By Paul M. Banks
The 2010 Winter Olympics in Vancouver brings retribution for Miller who was cut from the team 2006. I recently spoke with him about his supposed snubbing. “Some of the other people got a lot more angry than I did, I didn’t take it as a slight, I just took it as separating business from personal, it was a situation where I was inspired. And coming off injury, I didn’t get picked, and the goalies that did had more NHL time, they played at a high level. With me they didn’t know,” Miller said.
Playing for Team USA is obviously, in the words of Ron Burgundy, “kind of a big deal,” and Miller has played in some well publicized, high pressure situations. On January 1, 2008, Miller played with the Sabres in the AMP Energy NHL Winter Classic, which was the first outdoor NHL game to be held in the United States. The game was played at Ralph Wilson Stadium, home to the Buffalo Bills, in Orchard Park, New York. The Sabres lost in a shoot-out to the Pittsburgh Penguins, but Miller only allowed one goal (out of 25 shots) in regulation.
“I thought it was something cool, to get more of a football atmosphere, get more fans in where you can tailgate and hype it up and talk about he game for the week leading up and the week after,” Miller said. Since the city of Buffalo has franchises in two of the four major sports leagues (Bills in football and Sabres in hockey, although many today question how “major league” the former of the two truly is) I thought Miller would be the perfect person to ask about the difference between the two sports. He used the Winter Classic as an example.
“Hockey fans don’t usually get that kind of outlet. In football, they play the game once a week so they have the whole week leading up to it and the breakdown afterward with all the time to hype up the next week. With hockey you have so many games, sometimes 3-4 week, you might lose one in there even though it was very important, if you can just showcase a few games here and there it gives fans a chance to buzz about something and hold on to it. And it may draw in a few other fans,” Miller responded.

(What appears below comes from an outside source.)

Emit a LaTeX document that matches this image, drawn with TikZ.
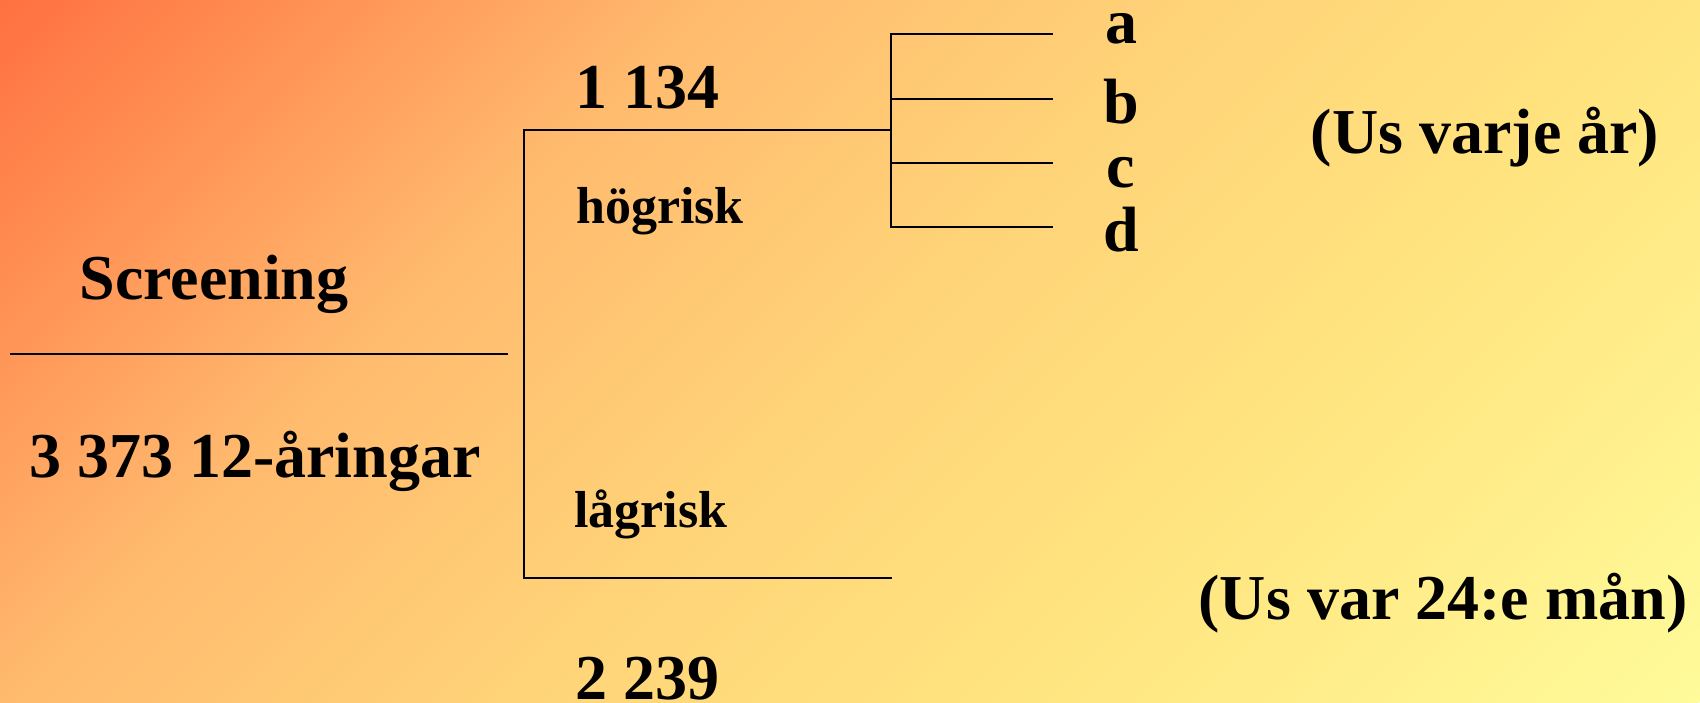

And with any good conversation with a potential member of Team USA, you must bring up the signature moment in Team USA hockey history, the “miracle on ice,” when the extremely under-matched Americans defeated a vastly overpowered and favored USSR at Lake Placid 1980 during the height of the Cold War.
“As Americans we love a good underdog story like that. It definitely was a source of pride combined with that else was going on, there were just so many things that came together and made it a unique moment, its been tough for a lot of teams to replicate that. You can’t even find a situation like that anywhere,” Miller said about the famous moment that occurred the exact same year he was born.